● Input data:
::::::::::
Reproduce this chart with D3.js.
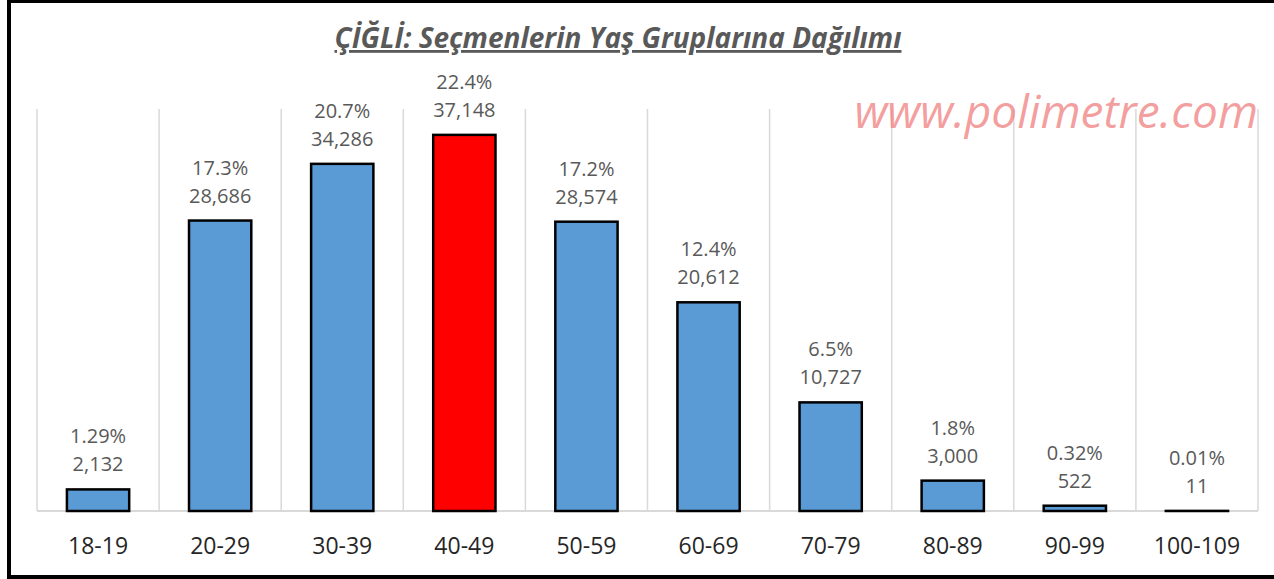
<!DOCTYPE html>
<html>
<head>
<meta charset="utf-8">
<script src="https://cdn.jsdelivr.net/npm/d3@7"></script>
<style>
  body { margin: 0; background: #fff; }
  text { font-family: "Open Sans", sans-serif; }
</style>
</head>
<body>
<div id="chart"></div>
<script>
// data
const groups = ['18-19', '20-29', '30-39', '40-49', '50-59', '60-69', '70-79', '80-89', '90-99', '100-109']
const voters = [2132, 28686, 34286, 37148, 28574, 20612, 10727, 3000, 522, 11]
const shares = ['1.29%', '17.3%', '20.7%', '22.4%', '17.2%', '12.4%', '6.5%', '1.8%', '0.32%', '0.01%']
const highlight = '40-49'

const W = 1274, H = 579
const plot = {left: 37, right: 1258, top: 106, bottom: 511}

const svg = d3.select('#chart')
  .append('svg')
  .attr('width', W)
  .attr('height', H)

// outer frame (right side runs off the picture)
svg.append('rect')
  .attr('x', 9).attr('y', 1)
  .attr('width', 1300).attr('height', 576)
  .attr('fill', 'none')
  .attr('stroke', '#000')
  .attr('stroke-width', 4)

const x = d3.scaleBand()
  .domain(groups)
  .range([plot.left, plot.right])
  .paddingInner(0.49)
  .paddingOuter(0.245)

const y = d3.scaleLinear()
  .domain([0, 40000])
  .range([plot.bottom, plot.top])

// vertical gridlines between categories
const edges = groups.map(g => x(g) - x.step() * x.paddingInner() / 2)
edges.push(plot.right)
svg.append('g')
  .selectAll('line')
  .data(edges)
  .enter()
  .append('line')
  .attr('x1', d => d).attr('x2', d => d)
  .attr('y1', y(39700)).attr('y2', plot.bottom)
  .attr('stroke', '#d9d9d9')
  .attr('stroke-width', 1.5)

// watermark
svg.append('text')
  .attr('x', 1258)
  .attr('y', 128)
  .attr('text-anchor', 'end')
  .style('font-size', '46px')
  .style('font-style', 'italic')
  .attr('fill', '#f08080')
  .attr('fill-opacity', 0.75)
  .text('www.polimetre.com')

// baseline
svg.append('line')
  .attr('x1', plot.left).attr('x2', plot.right)
  .attr('y1', plot.bottom).attr('y2', plot.bottom)
  .attr('stroke', '#d9d9d9')
  .attr('stroke-width', 2)

// bars
svg.append('g')
  .selectAll('rect')
  .data(groups)
  .enter()
  .append('rect')
  .attr('x', d => x(d))
  .attr('y', (d, i) => y(voters[i]))
  .attr('width', x.bandwidth())
  .attr('height', (d, i) => plot.bottom - y(voters[i]))
  .attr('fill', d => d === highlight ? '#ff0000' : '#5b9bd5')
  .attr('stroke', '#000')
  .attr('stroke-width', 2.5)

// data labels
const labels = svg.append('g')
  .attr('text-anchor', 'middle')
  .attr('fill', '#595959')
  .style('font-size', '20px')

labels.selectAll('.pct')
  .data(groups)
  .enter()
  .append('text')
  .attr('class', 'pct')
  .attr('x', d => x(d) + x.bandwidth() / 2)
  .attr('y', (d, i) => y(voters[i]) - 46)
  .text((d, i) => shares[i])

labels.selectAll('.val')
  .data(groups)
  .enter()
  .append('text')
  .attr('class', 'val')
  .attr('x', d => x(d) + x.bandwidth() / 2)
  .attr('y', (d, i) => y(voters[i]) - 18)
  .text((d, i) => d3.format(',')(voters[i]))

// x axis labels
const xAxis = svg.append('g')
  .attr('transform', 'translate(0,' + plot.bottom + ')')
  .call(d3.axisBottom(x).tickSize(0).tickPadding(27))
xAxis.select('.domain').remove()
xAxis.selectAll('text')
  .style('font-family', '"Open Sans", sans-serif')
  .style('font-size', '23px')
  .attr('fill', '#262626')

// title
svg.append('text')
  .attr('x', 618)
  .attr('y', 48)
  .attr('text-anchor', 'middle')
  .style('font-size', '28px')
  .style('font-style', 'italic')
  .style('font-weight', 'bold')
  .style('text-decoration', 'underline')
  .attr('fill', '#595959')
  .text('ÇİĞLİ: Seçmenlerin Yaş Gruplarına Dağılımı')
</script>
</body>
</html>
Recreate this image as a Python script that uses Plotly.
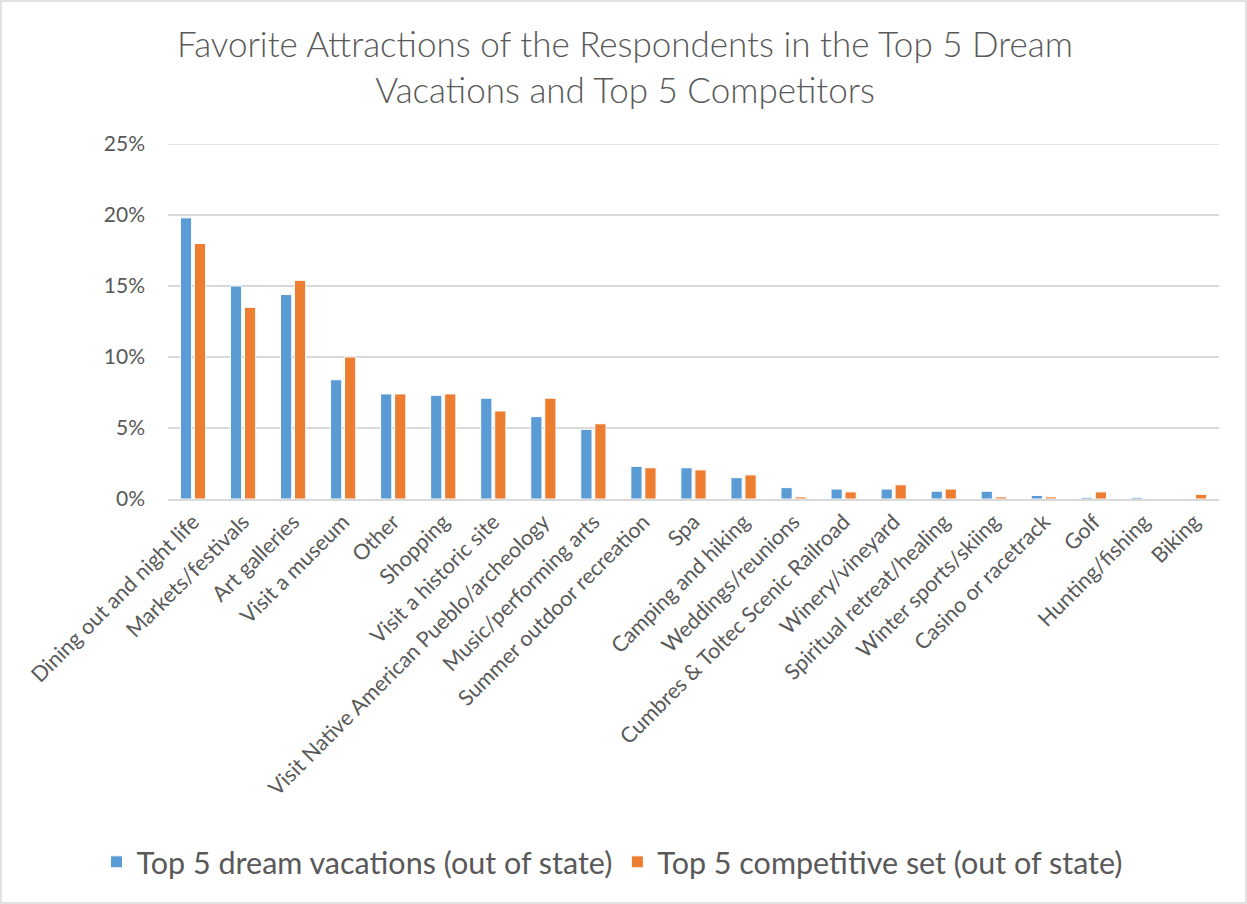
import plotly.graph_objects as go

categories = [
    "Dining out and night life", "Markets/festivals", "Art galleries", "Visit a museum",
    "Other", "Shopping", "Visit a historic site", "Visit Native American Pueblo/archeology",
    "Music/performing arts", "Summer outdoor recreation", "Spa", "Camping and hiking",
    "Weddings/reunions", "Cumbres & Toltec Scenic Railroad", "Winery/vineyard",
    "Spiritual retreat/healing", "Winter sports/skiing", "Casino or racetrack", "Golf",
    "Hunting/fishing", "Biking",
]
dream_vacations = [19.8, 15.0, 14.4, 8.4, 7.4, 7.3, 7.1, 5.8, 4.9, 2.3, 2.2, 1.5,
                   0.8, 0.7, 0.7, 0.55, 0.55, 0.25, 0.12, 0.12, 0.0]
competitive_set = [18.0, 13.5, 15.4, 10.0, 7.4, 7.4, 6.2, 7.1, 5.3, 2.2, 2.05, 1.7,
                   0.15, 0.5, 1.0, 0.7, 0.15, 0.15, 0.5, 0.0, 0.33]
y_ticks = [0, 5, 10, 15, 20, 25]
y_tick_labels = [f"{v}%" for v in y_ticks]

W, H = 1247, 904
L, R, T, B = 168, 28, 144, 405
TEXT = "#595959"
GRID = "#D9D9D9"
FONT = "Lato"

fig = go.Figure()
fig.add_trace(go.Bar(
    x=categories, y=dream_vacations, name="Top 5 dream vacations (out of state)",
    marker=dict(color="#5B9BD5", line=dict(color="white", width=1)),
))
fig.add_trace(go.Bar(
    x=categories, y=competitive_set, name="Top 5 competitive set (out of state)",
    marker=dict(color="#ED7D31", line=dict(color="white", width=1)),
))

pw, ph = W - L - R, H - T - B
# light frame around the whole chart
fig.add_shape(type="rect", xref="paper", yref="paper",
              x0=-(L - 1) / pw, x1=(pw + R - 1) / pw,
              y0=-(B - 1) / ph, y1=(ph + T - 1) / ph,
              line=dict(color=GRID, width=1.5), layer="below")
# top gridline sits on the edge of the plot area
fig.add_shape(type="line", xref="paper", yref="y", x0=0, x1=1,
              y0=y_ticks[-1], y1=y_ticks[-1],
              line=dict(color=GRID, width=1.5), layer="below")

fig.update_layout(
    width=W, height=H,
    margin=dict(l=L, r=R, t=T, b=B, autoexpand=False),
    paper_bgcolor="white", plot_bgcolor="white",
    font=dict(family=FONT, color=TEXT),
    title=dict(
        text="Favorite Attractions of the Respondents in the Top 5 Dream<br>Vacations and Top 5 Competitors",
        x=625 / W, xanchor="center", y=1 - 57 / H, yanchor="middle",
        font=dict(family=FONT, size=35, color=TEXT, weight=300),
    ),
    barmode="group", bargap=0.44, bargroupgap=0.2,
    showlegend=True,
    legend=dict(
        orientation="h", x=(612 - L) / pw, xanchor="center",
        y=-(862 - (H - B)) / ph, yanchor="middle",
        font=dict(family=FONT, size=30.5, color=TEXT),
        itemwidth=30, traceorder="normal",
    ),
)
fig.update_xaxes(
    tickangle=-45, tickfont=dict(family=FONT, size=21.5, color=TEXT),
    showgrid=False, showline=True, linecolor=GRID, linewidth=1.5,
    ticks="", automargin=False,
)
fig.update_yaxes(
    range=[0, 25], tickmode="array", tickvals=y_ticks, ticktext=y_tick_labels,
    tickfont=dict(family=FONT, size=21, color=TEXT),
    showgrid=True, gridcolor=GRID, gridwidth=1.5,
    zeroline=False, showline=False, ticks="", ticklabelstandoff=22,
    automargin=False,
)

fig.write_html("out.html")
::::::::::
● Description of the task:
Could you repeat all of the material exactly? Pictures should not be copied.

● Exercise response:
Reproduce this chart with D3.js.
<!DOCTYPE html>
<html>
<head>
<meta charset="utf-8">
<script src="https://cdn.jsdelivr.net/npm/d3@7"></script>
<style>
  body { margin: 0; background: #fff; }
  text { font-family: "Open Sans", sans-serif; }
</style>
</head>
<body>
<div id="chart"></div>
<script>
// data
const groups = ['18-19', '20-29', '30-39', '40-49', '50-59', '60-69', '70-79', '80-89', '90-99', '100-109']
const voters = [2132, 28686, 34286, 37148, 28574, 20612, 10727, 3000, 522, 11]
const shares = ['1.29%', '17.3%', '20.7%', '22.4%', '17.2%', '12.4%', '6.5%', '1.8%', '0.32%', '0.01%']
const highlight = '40-49'

const W = 1274, H = 579
const plot = {left: 37, right: 1258, top: 106, bottom: 511}

const svg = d3.select('#chart')
  .append('svg')
  .attr('width', W)
  .attr('height', H)

// outer frame (right side runs off the picture)
svg.append('rect')
  .attr('x', 9).attr('y', 1)
  .attr('width', 1300).attr('height', 576)
  .attr('fill', 'none')
  .attr('stroke', '#000')
  .attr('stroke-width', 4)

const x = d3.scaleBand()
  .domain(groups)
  .range([plot.left, plot.right])
  .paddingInner(0.49)
  .paddingOuter(0.245)

const y = d3.scaleLinear()
  .domain([0, 40000])
  .range([plot.bottom, plot.top])

// vertical gridlines between categories
const edges = groups.map(g => x(g) - x.step() * x.paddingInner() / 2)
edges.push(plot.right)
svg.append('g')
  .selectAll('line')
  .data(edges)
  .enter()
  .append('line')
  .attr('x1', d => d).attr('x2', d => d)
  .attr('y1', y(39700)).attr('y2', plot.bottom)
  .attr('stroke', '#d9d9d9')
  .attr('stroke-width', 1.5)

// watermark
svg.append('text')
  .attr('x', 1258)
  .attr('y', 128)
  .attr('text-anchor', 'end')
  .style('font-size', '46px')
  .style('font-style', 'italic')
  .attr('fill', '#f08080')
  .attr('fill-opacity', 0.75)
  .text('www.polimetre.com')

// baseline
svg.append('line')
  .attr('x1', plot.left).attr('x2', plot.right)
  .attr('y1', plot.bottom).attr('y2', plot.bottom)
  .attr('stroke', '#d9d9d9')
  .attr('stroke-width', 2)

// bars
svg.append('g')
  .selectAll('rect')
  .data(groups)
  .enter()
  .append('rect')
  .attr('x', d => x(d))
  .attr('y', (d, i) => y(voters[i]))
  .attr('width', x.bandwidth())
  .attr('height', (d, i) => plot.bottom - y(voters[i]))
  .attr('fill', d => d === highlight ? '#ff0000' : '#5b9bd5')
  .attr('stroke', '#000')
  .attr('stroke-width', 2.5)

// data labels
const labels = svg.append('g')
  .attr('text-anchor', 'middle')
  .attr('fill', '#595959')
  .style('font-size', '20px')

labels.selectAll('.pct')
  .data(groups)
  .enter()
  .append('text')
  .attr('class', 'pct')
  .attr('x', d => x(d) + x.bandwidth() / 2)
  .attr('y', (d, i) => y(voters[i]) - 46)
  .text((d, i) => shares[i])

labels.selectAll('.val')
  .data(groups)
  .enter()
  .append('text')
  .attr('class', 'val')
  .attr('x', d => x(d) + x.bandwidth() / 2)
  .attr('y', (d, i) => y(voters[i]) - 18)
  .text((d, i) => d3.format(',')(voters[i]))

// x axis labels
const xAxis = svg.append('g')
  .attr('transform', 'translate(0,' + plot.bottom + ')')
  .call(d3.axisBottom(x).tickSize(0).tickPadding(27))
xAxis.select('.domain').remove()
xAxis.selectAll('text')
  .style('font-family', '"Open Sans", sans-serif')
  .style('font-size', '23px')
  .attr('fill', '#262626')

// title
svg.append('text')
  .attr('x', 618)
  .attr('y', 48)
  .attr('text-anchor', 'middle')
  .style('font-size', '28px')
  .style('font-style', 'italic')
  .style('font-weight', 'bold')
  .style('text-decoration', 'underline')
  .attr('fill', '#595959')
  .text('ÇİĞLİ: Seçmenlerin Yaş Gruplarına Dağılımı')
</script>
</body>
</html>
Recreate this image as a Python script that uses Plotly.
import plotly.graph_objects as go

categories = [
    "Dining out and night life", "Markets/festivals", "Art galleries", "Visit a museum",
    "Other", "Shopping", "Visit a historic site", "Visit Native American Pueblo/archeology",
    "Music/performing arts", "Summer outdoor recreation", "Spa", "Camping and hiking",
    "Weddings/reunions", "Cumbres & Toltec Scenic Railroad", "Winery/vineyard",
    "Spiritual retreat/healing", "Winter sports/skiing", "Casino or racetrack", "Golf",
    "Hunting/fishing", "Biking",
]
dream_vacations = [19.8, 15.0, 14.4, 8.4, 7.4, 7.3, 7.1, 5.8, 4.9, 2.3, 2.2, 1.5,
                   0.8, 0.7, 0.7, 0.55, 0.55, 0.25, 0.12, 0.12, 0.0]
competitive_set = [18.0, 13.5, 15.4, 10.0, 7.4, 7.4, 6.2, 7.1, 5.3, 2.2, 2.05, 1.7,
                   0.15, 0.5, 1.0, 0.7, 0.15, 0.15, 0.5, 0.0, 0.33]
y_ticks = [0, 5, 10, 15, 20, 25]
y_tick_labels = [f"{v}%" for v in y_ticks]

W, H = 1247, 904
L, R, T, B = 168, 28, 144, 405
TEXT = "#595959"
GRID = "#D9D9D9"
FONT = "Lato"

fig = go.Figure()
fig.add_trace(go.Bar(
    x=categories, y=dream_vacations, name="Top 5 dream vacations (out of state)",
    marker=dict(color="#5B9BD5", line=dict(color="white", width=1)),
))
fig.add_trace(go.Bar(
    x=categories, y=competitive_set, name="Top 5 competitive set (out of state)",
    marker=dict(color="#ED7D31", line=dict(color="white", width=1)),
))

pw, ph = W - L - R, H - T - B
# light frame around the whole chart
fig.add_shape(type="rect", xref="paper", yref="paper",
              x0=-(L - 1) / pw, x1=(pw + R - 1) / pw,
              y0=-(B - 1) / ph, y1=(ph + T - 1) / ph,
              line=dict(color=GRID, width=1.5), layer="below")
# top gridline sits on the edge of the plot area
fig.add_shape(type="line", xref="paper", yref="y", x0=0, x1=1,
              y0=y_ticks[-1], y1=y_ticks[-1],
              line=dict(color=GRID, width=1.5), layer="below")

fig.update_layout(
    width=W, height=H,
    margin=dict(l=L, r=R, t=T, b=B, autoexpand=False),
    paper_bgcolor="white", plot_bgcolor="white",
    font=dict(family=FONT, color=TEXT),
    title=dict(
        text="Favorite Attractions of the Respondents in the Top 5 Dream<br>Vacations and Top 5 Competitors",
        x=625 / W, xanchor="center", y=1 - 57 / H, yanchor="middle",
        font=dict(family=FONT, size=35, color=TEXT, weight=300),
    ),
    barmode="group", bargap=0.44, bargroupgap=0.2,
    showlegend=True,
    legend=dict(
        orientation="h", x=(612 - L) / pw, xanchor="center",
        y=-(862 - (H - B)) / ph, yanchor="middle",
        font=dict(family=FONT, size=30.5, color=TEXT),
        itemwidth=30, traceorder="normal",
    ),
)
fig.update_xaxes(
    tickangle=-45, tickfont=dict(family=FONT, size=21.5, color=TEXT),
    showgrid=False, showline=True, linecolor=GRID, linewidth=1.5,
    ticks="", automargin=False,
)
fig.update_yaxes(
    range=[0, 25], tickmode="array", tickvals=y_ticks, ticktext=y_tick_labels,
    tickfont=dict(family=FONT, size=21, color=TEXT),
    showgrid=True, gridcolor=GRID, gridwidth=1.5,
    zeroline=False, showline=False, ticks="", ticklabelstandoff=22,
    automargin=False,
)

fig.write_html("out.html")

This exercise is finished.